I remember the first winter that I started my sunrise swim. It was late November 2010 and I loved watching the sun peek over the horizon around 6.15 in the morning. As we moved through December I would leave home in the dark, as the sky was just beginning to show the first tinges of light and on the shortest day it rose at 6.30. After a few days away for Christmas that year, I resumed the early swims eagerly set for the sun to start rising earlier. To my bewilderment, it seemed to be getting darker in the mornings, rather thanlighter. By the middle of January, I was no longer able to contain my puzzlement and resorted to good old Google. I learned that in fact the sun does continue to rise later and later throughout January and even into February.
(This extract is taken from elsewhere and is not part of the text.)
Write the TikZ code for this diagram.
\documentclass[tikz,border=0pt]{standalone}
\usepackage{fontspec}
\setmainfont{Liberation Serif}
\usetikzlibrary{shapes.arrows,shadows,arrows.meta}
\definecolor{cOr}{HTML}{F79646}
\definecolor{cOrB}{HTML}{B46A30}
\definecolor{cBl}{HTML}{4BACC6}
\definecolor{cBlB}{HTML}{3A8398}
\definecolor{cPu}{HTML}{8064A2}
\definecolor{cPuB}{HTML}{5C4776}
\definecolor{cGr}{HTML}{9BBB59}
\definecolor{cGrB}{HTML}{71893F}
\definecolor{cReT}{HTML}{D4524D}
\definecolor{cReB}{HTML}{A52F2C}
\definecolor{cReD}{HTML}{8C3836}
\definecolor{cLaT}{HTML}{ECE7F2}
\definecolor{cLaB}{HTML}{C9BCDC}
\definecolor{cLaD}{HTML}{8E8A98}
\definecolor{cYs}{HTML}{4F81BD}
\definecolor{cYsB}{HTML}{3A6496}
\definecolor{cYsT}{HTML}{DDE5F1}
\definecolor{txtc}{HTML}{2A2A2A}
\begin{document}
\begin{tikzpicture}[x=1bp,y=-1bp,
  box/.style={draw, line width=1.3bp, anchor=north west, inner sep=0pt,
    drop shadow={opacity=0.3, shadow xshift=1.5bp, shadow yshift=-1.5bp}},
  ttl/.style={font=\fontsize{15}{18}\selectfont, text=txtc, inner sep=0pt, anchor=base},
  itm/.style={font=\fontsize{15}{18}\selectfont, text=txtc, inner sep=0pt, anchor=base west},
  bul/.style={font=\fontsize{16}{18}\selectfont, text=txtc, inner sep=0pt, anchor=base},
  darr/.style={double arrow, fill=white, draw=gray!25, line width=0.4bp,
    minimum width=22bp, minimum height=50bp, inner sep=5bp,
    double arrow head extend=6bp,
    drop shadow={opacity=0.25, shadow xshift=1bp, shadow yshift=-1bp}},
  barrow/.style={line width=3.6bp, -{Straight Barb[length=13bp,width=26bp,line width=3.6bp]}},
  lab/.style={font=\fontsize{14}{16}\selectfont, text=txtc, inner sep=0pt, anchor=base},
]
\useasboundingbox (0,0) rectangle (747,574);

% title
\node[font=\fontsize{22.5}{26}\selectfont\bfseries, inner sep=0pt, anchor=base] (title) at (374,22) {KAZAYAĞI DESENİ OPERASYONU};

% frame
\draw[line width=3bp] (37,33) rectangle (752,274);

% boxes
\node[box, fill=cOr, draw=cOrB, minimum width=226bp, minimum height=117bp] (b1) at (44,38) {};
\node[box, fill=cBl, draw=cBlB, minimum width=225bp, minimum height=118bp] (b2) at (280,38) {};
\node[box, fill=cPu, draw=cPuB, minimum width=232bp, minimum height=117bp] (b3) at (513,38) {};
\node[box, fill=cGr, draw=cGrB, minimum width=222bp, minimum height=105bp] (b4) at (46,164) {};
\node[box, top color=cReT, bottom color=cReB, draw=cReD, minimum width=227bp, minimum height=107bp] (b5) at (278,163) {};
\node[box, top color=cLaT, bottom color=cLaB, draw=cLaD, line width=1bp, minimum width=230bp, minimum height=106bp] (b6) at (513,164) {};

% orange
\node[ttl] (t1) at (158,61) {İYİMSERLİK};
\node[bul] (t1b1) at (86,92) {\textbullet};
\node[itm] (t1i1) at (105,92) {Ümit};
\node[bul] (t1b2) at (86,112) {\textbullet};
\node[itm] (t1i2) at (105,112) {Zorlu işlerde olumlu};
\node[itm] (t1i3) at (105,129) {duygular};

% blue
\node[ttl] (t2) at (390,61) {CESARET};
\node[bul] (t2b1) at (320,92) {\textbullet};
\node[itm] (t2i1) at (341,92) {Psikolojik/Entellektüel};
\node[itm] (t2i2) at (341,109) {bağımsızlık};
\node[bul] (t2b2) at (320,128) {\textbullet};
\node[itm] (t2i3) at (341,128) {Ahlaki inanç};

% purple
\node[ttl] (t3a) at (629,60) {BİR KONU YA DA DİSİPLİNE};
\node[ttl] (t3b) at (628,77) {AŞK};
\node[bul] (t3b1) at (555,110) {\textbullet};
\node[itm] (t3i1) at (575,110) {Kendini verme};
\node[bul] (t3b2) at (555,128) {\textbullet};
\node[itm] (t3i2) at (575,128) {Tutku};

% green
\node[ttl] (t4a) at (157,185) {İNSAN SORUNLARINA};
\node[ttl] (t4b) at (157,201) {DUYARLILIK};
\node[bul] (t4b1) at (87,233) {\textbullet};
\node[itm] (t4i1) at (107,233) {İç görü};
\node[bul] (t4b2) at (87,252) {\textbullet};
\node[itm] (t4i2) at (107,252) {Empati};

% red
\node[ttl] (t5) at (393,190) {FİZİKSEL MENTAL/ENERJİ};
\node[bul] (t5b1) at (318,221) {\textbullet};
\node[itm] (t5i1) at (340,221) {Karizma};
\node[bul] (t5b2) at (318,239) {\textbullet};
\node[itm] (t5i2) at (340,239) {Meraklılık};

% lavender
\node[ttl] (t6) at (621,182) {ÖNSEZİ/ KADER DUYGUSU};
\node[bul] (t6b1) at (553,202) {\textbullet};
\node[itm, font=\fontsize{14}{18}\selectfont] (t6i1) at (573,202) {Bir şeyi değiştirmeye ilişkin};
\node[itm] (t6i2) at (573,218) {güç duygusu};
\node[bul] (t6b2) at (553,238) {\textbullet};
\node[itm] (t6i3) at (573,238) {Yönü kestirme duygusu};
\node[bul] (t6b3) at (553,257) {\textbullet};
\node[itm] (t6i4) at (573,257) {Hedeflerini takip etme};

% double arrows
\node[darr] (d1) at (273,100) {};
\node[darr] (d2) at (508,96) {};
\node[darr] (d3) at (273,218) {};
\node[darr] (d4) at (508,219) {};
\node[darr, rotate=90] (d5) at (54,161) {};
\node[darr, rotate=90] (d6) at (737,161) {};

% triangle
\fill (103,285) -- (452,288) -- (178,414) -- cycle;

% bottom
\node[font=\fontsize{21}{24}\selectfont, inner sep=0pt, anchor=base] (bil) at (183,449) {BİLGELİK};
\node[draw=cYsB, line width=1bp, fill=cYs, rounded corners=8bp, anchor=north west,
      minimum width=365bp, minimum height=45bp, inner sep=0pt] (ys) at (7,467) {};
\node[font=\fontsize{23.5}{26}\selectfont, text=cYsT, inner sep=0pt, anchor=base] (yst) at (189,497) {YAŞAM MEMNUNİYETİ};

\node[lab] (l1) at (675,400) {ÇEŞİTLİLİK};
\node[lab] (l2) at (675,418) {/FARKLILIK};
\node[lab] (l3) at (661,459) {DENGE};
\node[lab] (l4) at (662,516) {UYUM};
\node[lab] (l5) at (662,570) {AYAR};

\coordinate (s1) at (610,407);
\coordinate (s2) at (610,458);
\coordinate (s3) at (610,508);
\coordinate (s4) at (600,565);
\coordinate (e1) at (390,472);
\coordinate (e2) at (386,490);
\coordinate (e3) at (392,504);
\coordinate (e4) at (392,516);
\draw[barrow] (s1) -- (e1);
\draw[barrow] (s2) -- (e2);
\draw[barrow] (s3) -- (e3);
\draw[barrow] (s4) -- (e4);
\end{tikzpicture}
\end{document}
How bizarre, and how contradictory to the fundamental sciences I had learned. How could it possibly be getting darker when we had passed the shortest day?
Thank heavens for the internet, because I am not sure how I would have solved this puzzle without it. I discovered thanks to Time and Date which is a wonderful resource, that 21 December is the shortest day, according to the length of time between sunrise and sunset. However, the fact that the sunset is progressively later (by a longer time than the later sunrise) the actual daylight time does gradually increase by a few seconds each day. Phew – that’s complicated and difficult to explain. However a glance at the sunrise/sunset times will enlighten (quite literally) those interested to understand this more clearly.
In addition to the gradual progression of sunrise times, the sun also moves in a northerly direction as the weeks progress. We are now at the time of year where the sun’s northerly path along the horizon moves forward visibly. I am at a different spot in the pool each day when I first see that characteristic deep red, glowing sun as it first reaches over the horizon.
And there is a magical point on that path when the sun rises at a point which is directly behind an ancient temple distant on the horizon. As it rises, it creates a dramatic silhouette of the temple against the soft light, reminiscent of a child’s night light.
It is a moment which quite simply takes my breath away.